==== RECORDED INFORMATION

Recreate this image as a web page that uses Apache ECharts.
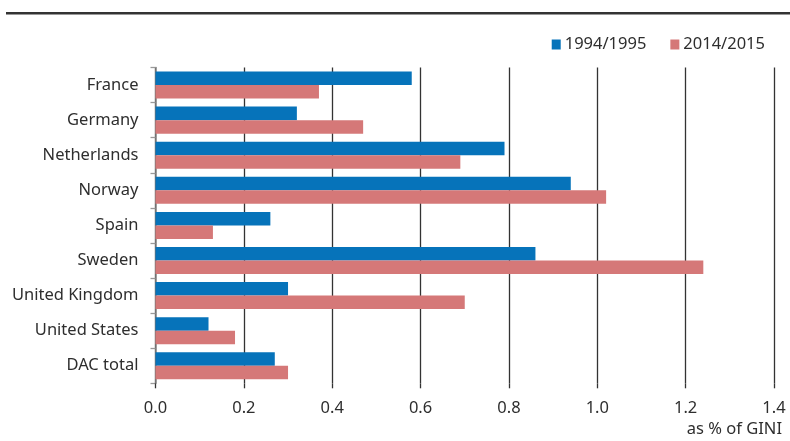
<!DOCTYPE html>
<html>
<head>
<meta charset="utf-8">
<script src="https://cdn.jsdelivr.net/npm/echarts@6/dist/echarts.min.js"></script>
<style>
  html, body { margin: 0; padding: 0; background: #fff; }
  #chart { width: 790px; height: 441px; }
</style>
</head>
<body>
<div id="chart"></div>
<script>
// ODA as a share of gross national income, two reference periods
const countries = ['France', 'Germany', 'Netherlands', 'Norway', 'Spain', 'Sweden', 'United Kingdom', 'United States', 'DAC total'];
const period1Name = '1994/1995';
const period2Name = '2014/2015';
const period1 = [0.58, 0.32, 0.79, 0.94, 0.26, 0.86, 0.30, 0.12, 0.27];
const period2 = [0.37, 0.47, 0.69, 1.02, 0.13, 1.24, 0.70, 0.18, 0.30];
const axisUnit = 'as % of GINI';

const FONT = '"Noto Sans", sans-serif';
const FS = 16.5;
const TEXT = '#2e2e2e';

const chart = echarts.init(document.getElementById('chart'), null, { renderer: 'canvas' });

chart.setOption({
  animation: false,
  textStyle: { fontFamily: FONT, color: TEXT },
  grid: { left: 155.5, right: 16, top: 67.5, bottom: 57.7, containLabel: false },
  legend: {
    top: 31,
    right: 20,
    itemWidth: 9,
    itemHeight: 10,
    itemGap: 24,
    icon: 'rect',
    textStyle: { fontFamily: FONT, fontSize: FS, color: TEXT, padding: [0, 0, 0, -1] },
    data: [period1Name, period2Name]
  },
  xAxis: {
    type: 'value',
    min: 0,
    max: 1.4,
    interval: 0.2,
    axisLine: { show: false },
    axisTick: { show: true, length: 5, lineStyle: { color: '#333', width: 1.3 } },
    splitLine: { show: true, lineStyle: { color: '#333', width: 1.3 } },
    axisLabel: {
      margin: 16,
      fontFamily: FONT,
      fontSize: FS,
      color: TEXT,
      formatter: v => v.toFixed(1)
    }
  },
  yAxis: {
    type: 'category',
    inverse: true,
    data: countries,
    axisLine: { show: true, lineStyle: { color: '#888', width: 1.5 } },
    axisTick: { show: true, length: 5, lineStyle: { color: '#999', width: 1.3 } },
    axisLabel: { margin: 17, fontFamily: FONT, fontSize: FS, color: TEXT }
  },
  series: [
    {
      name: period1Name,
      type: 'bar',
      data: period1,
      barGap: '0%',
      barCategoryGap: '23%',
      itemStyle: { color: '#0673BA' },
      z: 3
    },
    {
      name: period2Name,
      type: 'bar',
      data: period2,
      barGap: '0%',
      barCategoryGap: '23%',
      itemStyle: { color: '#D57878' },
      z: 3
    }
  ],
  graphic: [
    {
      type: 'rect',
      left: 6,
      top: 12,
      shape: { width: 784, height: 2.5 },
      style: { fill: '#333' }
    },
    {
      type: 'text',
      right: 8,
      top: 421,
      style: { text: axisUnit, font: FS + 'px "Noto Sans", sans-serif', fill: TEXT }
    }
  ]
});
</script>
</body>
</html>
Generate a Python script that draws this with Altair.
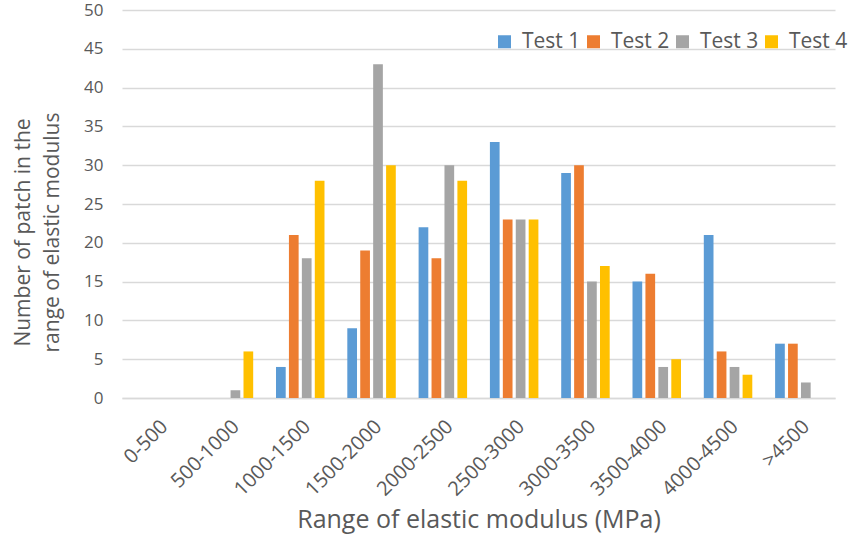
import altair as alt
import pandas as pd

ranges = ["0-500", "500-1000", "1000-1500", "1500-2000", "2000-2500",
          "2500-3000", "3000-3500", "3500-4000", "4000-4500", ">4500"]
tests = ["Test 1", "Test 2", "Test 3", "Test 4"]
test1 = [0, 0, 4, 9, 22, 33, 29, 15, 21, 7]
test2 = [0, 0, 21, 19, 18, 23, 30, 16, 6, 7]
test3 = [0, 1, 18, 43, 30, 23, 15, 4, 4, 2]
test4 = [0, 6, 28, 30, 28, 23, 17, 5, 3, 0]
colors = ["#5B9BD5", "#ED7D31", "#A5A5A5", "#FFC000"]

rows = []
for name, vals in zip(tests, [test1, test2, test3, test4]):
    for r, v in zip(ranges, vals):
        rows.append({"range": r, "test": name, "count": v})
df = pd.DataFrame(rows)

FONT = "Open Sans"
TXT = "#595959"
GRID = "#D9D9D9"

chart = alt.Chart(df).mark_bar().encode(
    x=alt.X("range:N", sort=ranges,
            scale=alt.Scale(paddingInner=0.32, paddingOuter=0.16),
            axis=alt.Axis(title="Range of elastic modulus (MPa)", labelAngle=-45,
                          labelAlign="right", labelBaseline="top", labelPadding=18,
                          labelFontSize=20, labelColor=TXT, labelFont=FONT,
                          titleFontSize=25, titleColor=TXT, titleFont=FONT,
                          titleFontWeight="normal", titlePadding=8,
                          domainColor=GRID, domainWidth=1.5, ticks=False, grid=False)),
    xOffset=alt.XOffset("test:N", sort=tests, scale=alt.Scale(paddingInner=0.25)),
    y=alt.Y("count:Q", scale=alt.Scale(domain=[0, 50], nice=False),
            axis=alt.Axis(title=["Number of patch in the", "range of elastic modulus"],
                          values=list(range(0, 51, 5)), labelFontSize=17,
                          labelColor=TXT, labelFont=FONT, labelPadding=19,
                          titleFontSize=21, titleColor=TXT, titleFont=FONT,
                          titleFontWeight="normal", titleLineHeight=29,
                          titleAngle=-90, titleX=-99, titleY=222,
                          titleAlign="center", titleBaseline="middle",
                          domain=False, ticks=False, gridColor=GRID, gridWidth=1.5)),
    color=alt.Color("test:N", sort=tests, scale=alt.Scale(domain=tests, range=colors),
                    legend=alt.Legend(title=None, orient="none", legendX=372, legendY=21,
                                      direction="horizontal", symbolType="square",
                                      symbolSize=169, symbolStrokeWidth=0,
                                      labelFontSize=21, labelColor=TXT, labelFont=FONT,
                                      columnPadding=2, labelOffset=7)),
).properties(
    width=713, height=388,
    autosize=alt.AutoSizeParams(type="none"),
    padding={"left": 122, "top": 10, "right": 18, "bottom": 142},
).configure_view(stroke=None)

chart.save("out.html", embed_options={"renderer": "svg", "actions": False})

========

• _WHAT IS BEING ASKED_: Do not copy the pictures, but repeat every line exactly.

• _ANSWER TO THIS TASK_:
Recreate this image as a web page that uses Apache ECharts.
<!DOCTYPE html>
<html>
<head>
<meta charset="utf-8">
<script src="https://cdn.jsdelivr.net/npm/echarts@6/dist/echarts.min.js"></script>
<style>
  html, body { margin: 0; padding: 0; background: #fff; }
  #chart { width: 790px; height: 441px; }
</style>
</head>
<body>
<div id="chart"></div>
<script>
// ODA as a share of gross national income, two reference periods
const countries = ['France', 'Germany', 'Netherlands', 'Norway', 'Spain', 'Sweden', 'United Kingdom', 'United States', 'DAC total'];
const period1Name = '1994/1995';
const period2Name = '2014/2015';
const period1 = [0.58, 0.32, 0.79, 0.94, 0.26, 0.86, 0.30, 0.12, 0.27];
const period2 = [0.37, 0.47, 0.69, 1.02, 0.13, 1.24, 0.70, 0.18, 0.30];
const axisUnit = 'as % of GINI';

const FONT = '"Noto Sans", sans-serif';
const FS = 16.5;
const TEXT = '#2e2e2e';

const chart = echarts.init(document.getElementById('chart'), null, { renderer: 'canvas' });

chart.setOption({
  animation: false,
  textStyle: { fontFamily: FONT, color: TEXT },
  grid: { left: 155.5, right: 16, top: 67.5, bottom: 57.7, containLabel: false },
  legend: {
    top: 31,
    right: 20,
    itemWidth: 9,
    itemHeight: 10,
    itemGap: 24,
    icon: 'rect',
    textStyle: { fontFamily: FONT, fontSize: FS, color: TEXT, padding: [0, 0, 0, -1] },
    data: [period1Name, period2Name]
  },
  xAxis: {
    type: 'value',
    min: 0,
    max: 1.4,
    interval: 0.2,
    axisLine: { show: false },
    axisTick: { show: true, length: 5, lineStyle: { color: '#333', width: 1.3 } },
    splitLine: { show: true, lineStyle: { color: '#333', width: 1.3 } },
    axisLabel: {
      margin: 16,
      fontFamily: FONT,
      fontSize: FS,
      color: TEXT,
      formatter: v => v.toFixed(1)
    }
  },
  yAxis: {
    type: 'category',
    inverse: true,
    data: countries,
    axisLine: { show: true, lineStyle: { color: '#888', width: 1.5 } },
    axisTick: { show: true, length: 5, lineStyle: { color: '#999', width: 1.3 } },
    axisLabel: { margin: 17, fontFamily: FONT, fontSize: FS, color: TEXT }
  },
  series: [
    {
      name: period1Name,
      type: 'bar',
      data: period1,
      barGap: '0%',
      barCategoryGap: '23%',
      itemStyle: { color: '#0673BA' },
      z: 3
    },
    {
      name: period2Name,
      type: 'bar',
      data: period2,
      barGap: '0%',
      barCategoryGap: '23%',
      itemStyle: { color: '#D57878' },
      z: 3
    }
  ],
  graphic: [
    {
      type: 'rect',
      left: 6,
      top: 12,
      shape: { width: 784, height: 2.5 },
      style: { fill: '#333' }
    },
    {
      type: 'text',
      right: 8,
      top: 421,
      style: { text: axisUnit, font: FS + 'px "Noto Sans", sans-serif', fill: TEXT }
    }
  ]
});
</script>
</body>
</html>
Generate a Python script that draws this with Altair.
import altair as alt
import pandas as pd

ranges = ["0-500", "500-1000", "1000-1500", "1500-2000", "2000-2500",
          "2500-3000", "3000-3500", "3500-4000", "4000-4500", ">4500"]
tests = ["Test 1", "Test 2", "Test 3", "Test 4"]
test1 = [0, 0, 4, 9, 22, 33, 29, 15, 21, 7]
test2 = [0, 0, 21, 19, 18, 23, 30, 16, 6, 7]
test3 = [0, 1, 18, 43, 30, 23, 15, 4, 4, 2]
test4 = [0, 6, 28, 30, 28, 23, 17, 5, 3, 0]
colors = ["#5B9BD5", "#ED7D31", "#A5A5A5", "#FFC000"]

rows = []
for name, vals in zip(tests, [test1, test2, test3, test4]):
    for r, v in zip(ranges, vals):
        rows.append({"range": r, "test": name, "count": v})
df = pd.DataFrame(rows)

FONT = "Open Sans"
TXT = "#595959"
GRID = "#D9D9D9"

chart = alt.Chart(df).mark_bar().encode(
    x=alt.X("range:N", sort=ranges,
            scale=alt.Scale(paddingInner=0.32, paddingOuter=0.16),
            axis=alt.Axis(title="Range of elastic modulus (MPa)", labelAngle=-45,
                          labelAlign="right", labelBaseline="top", labelPadding=18,
                          labelFontSize=20, labelColor=TXT, labelFont=FONT,
                          titleFontSize=25, titleColor=TXT, titleFont=FONT,
                          titleFontWeight="normal", titlePadding=8,
                          domainColor=GRID, domainWidth=1.5, ticks=False, grid=False)),
    xOffset=alt.XOffset("test:N", sort=tests, scale=alt.Scale(paddingInner=0.25)),
    y=alt.Y("count:Q", scale=alt.Scale(domain=[0, 50], nice=False),
            axis=alt.Axis(title=["Number of patch in the", "range of elastic modulus"],
                          values=list(range(0, 51, 5)), labelFontSize=17,
                          labelColor=TXT, labelFont=FONT, labelPadding=19,
                          titleFontSize=21, titleColor=TXT, titleFont=FONT,
                          titleFontWeight="normal", titleLineHeight=29,
                          titleAngle=-90, titleX=-99, titleY=222,
                          titleAlign="center", titleBaseline="middle",
                          domain=False, ticks=False, gridColor=GRID, gridWidth=1.5)),
    color=alt.Color("test:N", sort=tests, scale=alt.Scale(domain=tests, range=colors),
                    legend=alt.Legend(title=None, orient="none", legendX=372, legendY=21,
                                      direction="horizontal", symbolType="square",
                                      symbolSize=169, symbolStrokeWidth=0,
                                      labelFontSize=21, labelColor=TXT, labelFont=FONT,
                                      columnPadding=2, labelOffset=7)),
).properties(
    width=713, height=388,
    autosize=alt.AutoSizeParams(type="none"),
    padding={"left": 122, "top": 10, "right": 18, "bottom": 142},
).configure_view(stroke=None)

chart.save("out.html", embed_options={"renderer": "svg", "actions": False})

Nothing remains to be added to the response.